Aujourd’hui, à la différence des années 1990, où l’on employait des anglicismes par snobisme, on utilise ces mots d’anglais par paresse intellectuelle. Cela se comprend notamment par l’usage qui en est fait dans les grandes firmes. Tous les documents sont rédigés en anglais : les présentations sur Powerpoint, sur Word et même les e-mails y compris ceux adressés aux employés français. Ils doivent être compris de tous. Donc, si vous avez dans votre entreprise quatre-vingt-dix-neuf Français mais un non francophone, c’est l’anglais qui primera. L’anglais est, à mon sens, déjà la langue d’aujourd’hui dans les entreprises françaises.
On peut également noter une autre raison : les codes des entreprises. Dans le secteur du divertissement, par exemple, l’usage des anglicismes fait partie des codes du secteur. Chez Ubisoft, on employait ainsi très souvent le terme « edgy » pour parler d’un jeu vidéo ou d’un concept « avant-gardiste ».

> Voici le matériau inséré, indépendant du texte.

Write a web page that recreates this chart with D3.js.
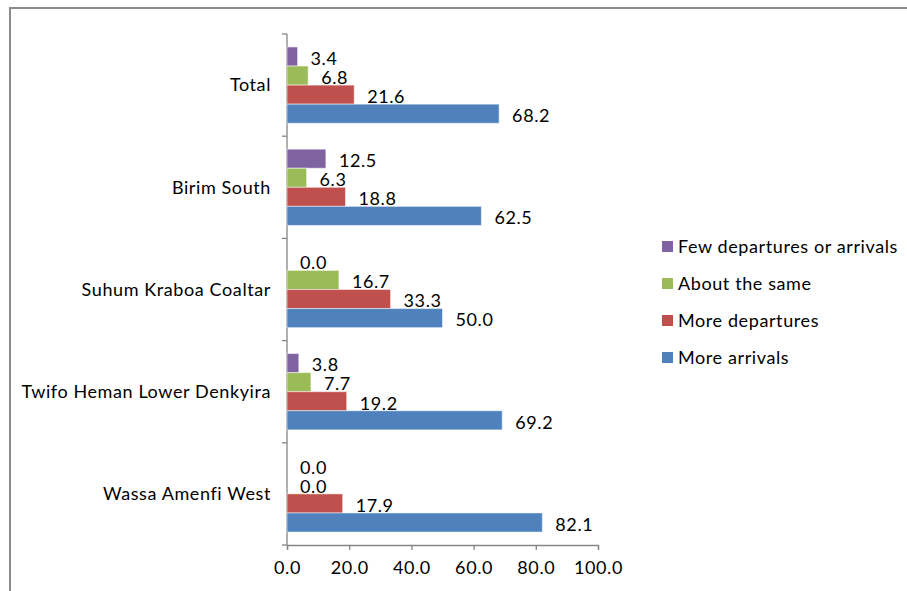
<!DOCTYPE html>
<html>
<head>
<meta charset="utf-8">
<script src="https://cdn.jsdelivr.net/npm/d3@7"></script>
<style>
  body { margin: 0; background: #fff; }
  svg { display: block; font-family: Lato, "Open Sans", sans-serif; }
  svg text { letter-spacing: 0.6px; }
</style>
</head>
<body>
<svg id="chart" width="907" height="591"></svg>
<script>
// categories, top to bottom
const categories = ["Total", "Birim South", "Suhum Kraboa Coaltar", "Twifo Heman Lower Denkyira", "Wassa Amenfi West"];
// series, in the order they sit inside each group (top to bottom)
const seriesNames = ["Few departures or arrivals", "About the same", "More departures", "More arrivals"];
const seriesColors = ["#8064A2", "#9BBB59", "#C0504D", "#4F81BD"];
const fewDepArr = [3.4, 12.5, 0.0, 3.8, 0.0];
const aboutSame = [6.8, 6.3, 16.7, 7.7, 0.0];
const moreDepartures = [21.6, 18.8, 33.3, 19.2, 17.9];
const moreArrivals = [68.2, 62.5, 50.0, 69.2, 82.1];
const xTicks = [0, 20, 40, 60, 80, 100];

const seriesValues = [fewDepArr, aboutSame, moreDepartures, moreArrivals];
const fs = 18;

const svg = d3.select("#chart");

// outer frame (only top and left edges visible in the crop)
svg.append("path")
  .attr("d", "M10,591 L10,8 L907,8")
  .attr("fill", "none")
  .attr("stroke", "#8c8c8c")
  .attr("stroke-width", 2);

const plotL = 287, plotR = 598, plotT = 34, plotB = 545;

const x = d3.scaleLinear().domain([0, 100]).range([plotL, plotR]);
const y = d3.scaleBand().domain(categories).range([plotT, plotB]);
const ySub = d3.scaleBand().domain(seriesNames).range([0, y.bandwidth()]).paddingOuter(0.68).paddingInner(0);

// x axis
const xAxis = svg.append("g")
  .attr("transform", `translate(0,${plotB})`)
  .call(d3.axisBottom(x).tickValues(xTicks).tickFormat(d3.format(".1f")).tickSize(5).tickPadding(11));
xAxis.select(".domain").attr("stroke", "#868686").attr("stroke-width", 1.3);
xAxis.selectAll(".tick line").attr("stroke", "#868686").attr("stroke-width", 1.3);
xAxis.selectAll(".tick text").attr("font-size", fs).attr("fill", "#000").attr("font-family", "Lato");

// y axis with tick marks at category boundaries
const yAxis = svg.append("g").attr("transform", `translate(${plotL},0)`);
yAxis.append("line")
  .attr("y1", plotT).attr("y2", plotB)
  .attr("stroke", "#868686").attr("stroke-width", 1.3);
const bounds = categories.map(c => y(c)).concat([plotB]);
yAxis.selectAll("line.tk").data(bounds).enter().append("line")
  .attr("class", "tk")
  .attr("x1", -5).attr("x2", 0)
  .attr("y1", d => d).attr("y2", d => d)
  .attr("stroke", "#868686").attr("stroke-width", 1.3);

// category labels
svg.selectAll("text.cat").data(categories).enter().append("text")
  .attr("class", "cat")
  .attr("x", 271)
  .attr("y", d => y(d) + y.bandwidth() / 2)
  .attr("dy", "0.35em")
  .attr("text-anchor", "end")
  .attr("font-size", fs)
  .text(d => d);

// bars + value labels
seriesNames.forEach((s, si) => {
  const g = svg.append("g");
  const vals = seriesValues[si];
  g.selectAll("rect").data(vals).enter().append("rect")
    .attr("x", x(0))
    .attr("y", (d, i) => y(categories[i]) + ySub(s))
    .attr("width", d => x(d) - x(0))
    .attr("height", ySub.bandwidth())
    .attr("fill", seriesColors[si])
    .attr("stroke", d => d > 0 ? "rgba(255,255,255,0.5)" : "none")
    .attr("stroke-width", 1);
  g.selectAll("text").data(vals).enter().append("text")
    .attr("x", d => x(d) + 13)
    .attr("y", (d, i) => y(categories[i]) + ySub(s) + ySub.bandwidth() / 2 + 2)
    .attr("dy", "0.35em")
    .attr("font-size", fs)
    .text(d => d3.format(".1f")(d));
});

// legend
const legend = svg.append("g");
seriesNames.forEach((s, i) => {
  const ly = 247 + i * 37;
  legend.append("rect")
    .attr("x", 662).attr("y", ly - 6)
    .attr("width", 11).attr("height", 11)
    .attr("fill", seriesColors[i]);
  legend.append("text")
    .attr("x", 678).attr("y", ly)
    .attr("dy", "0.35em")
    .attr("font-size", fs)
    .text(s);
});
</script>
</body>
</html>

Enfin, notons que cet emploi massif des anglicismes provient aussi et surtout du secteur des « start-up ». Comme l’anglais est historiquement sa langue, le français a parfois pris du retard pour traduire des mots issus de ce domaine et ainsi dû les adopter sans nécessairement pouvoir fournir une traduction littérale. Précisons tout de même que les grands champions des anglicismes ne sont pas souvent les meilleurs défenseurs de l’anglais et même ses meilleurs locuteurs...
Mais pourquoi un tel phénomène aujourd’hui plus qu’hier ?
Je pense que la langue française n’est plus perçue comme une langue moderne par le monde de l’entreprise parce que les employeurs considèrent aujourd’hui le problème comme secondaire. À mon grand regret, car l’anglais est un marqueur, à mon sens, illusoire de l’innovation. Les entreprises veulent diffuser un sentiment d’innovation à leur public et l’anglicisme répond à cette demande.
Mais, si l’on met la langue sur un lit de Procuste et que l’on réduit progressivement le lexique d’une personne, cela aura un impact très puissant et direct sur les pensées qu’il peut concevoir. Un peu comme pour les personnages de 1984 d’Orwell, dont le champ des possibles intellectuels se réduit à mesure que des pans entiers du dictionnaire sont frappés d’interdiction. Il est donc très important d’agir.